Many insurers are on the way there. On the company side, for example with freight carriers, there is also a lot happening in the direction of data structuring, as they sometimes want to offer insurance in addition to the transported freight.

But beware, we are talking about individual transports, an individual risk. That is not necessarily what industrial insurance is all about. As an industrial insurer, you wouldn’t want a large chemical group, let’s stick to this example, to have to declare or announce every single transport from Germany to somewhere in the world, or from somewhere in the world to Germany, or between its subsidiaries worldwide. This is an unmanageable mass of information for the customer. At least not at first glance.

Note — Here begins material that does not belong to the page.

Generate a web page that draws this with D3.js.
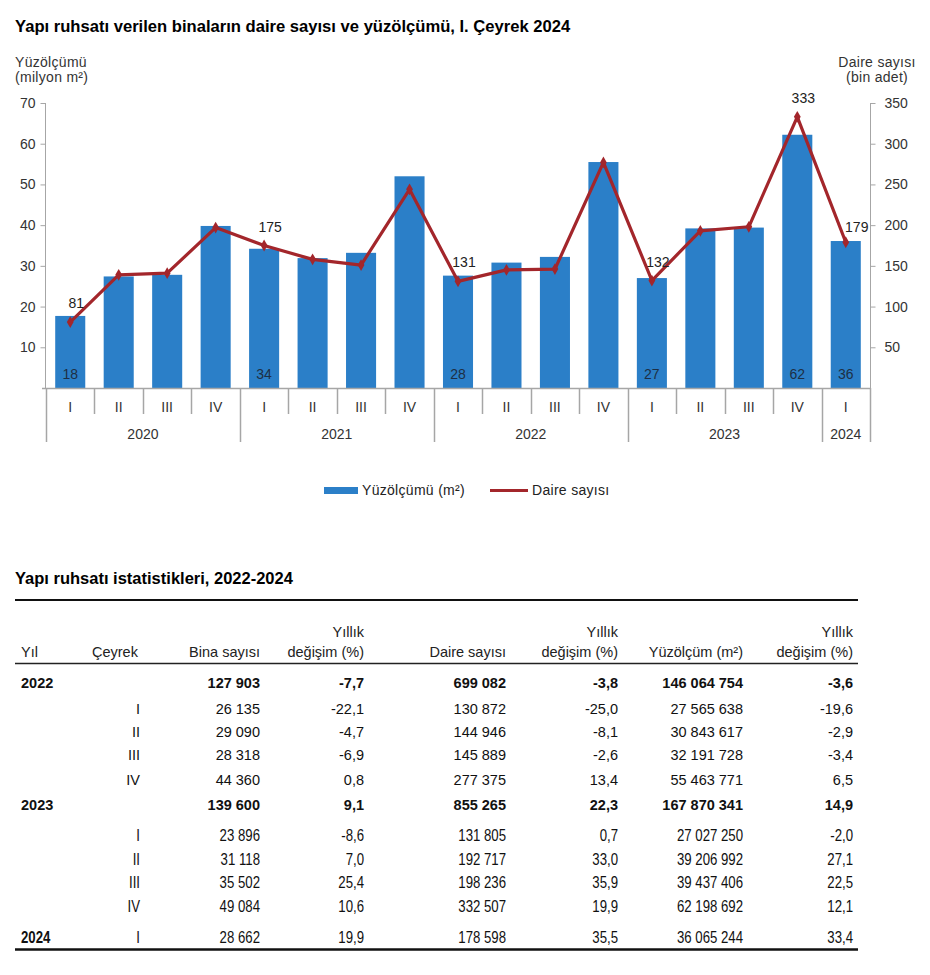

Of course, there are also considerations as to how to make something out of the data that prevails in purchasing. But I think it’s illusory at first to think that this leads to anything.

However, some insurers are already trying this in the somewhat smaller customer segment. Let’s assume a certain class of transport is always carried out for a customer. We imagine a small furniture manufacturer that carries out its transports within Germany or has them carried out. The business transports shelf units worth between 1,000 euros and 10,000 euros, which are transported from their location in Germany to other locations in Germany and always by truck. This is a very well clusterable risk that can be combined with a premium decision that is generally easy to assess. In view of the sales figures of this furniture manufacturer, which, as an example, sells 2000 units a year, a clear picture of the transport risk emerges. Let’s take the chemicals group mentioned above as an example. It will be difficult to transfer this dimension.

Conclusion: The main challenge for automated underwriting decisions in the context described above remains the creation of structured data.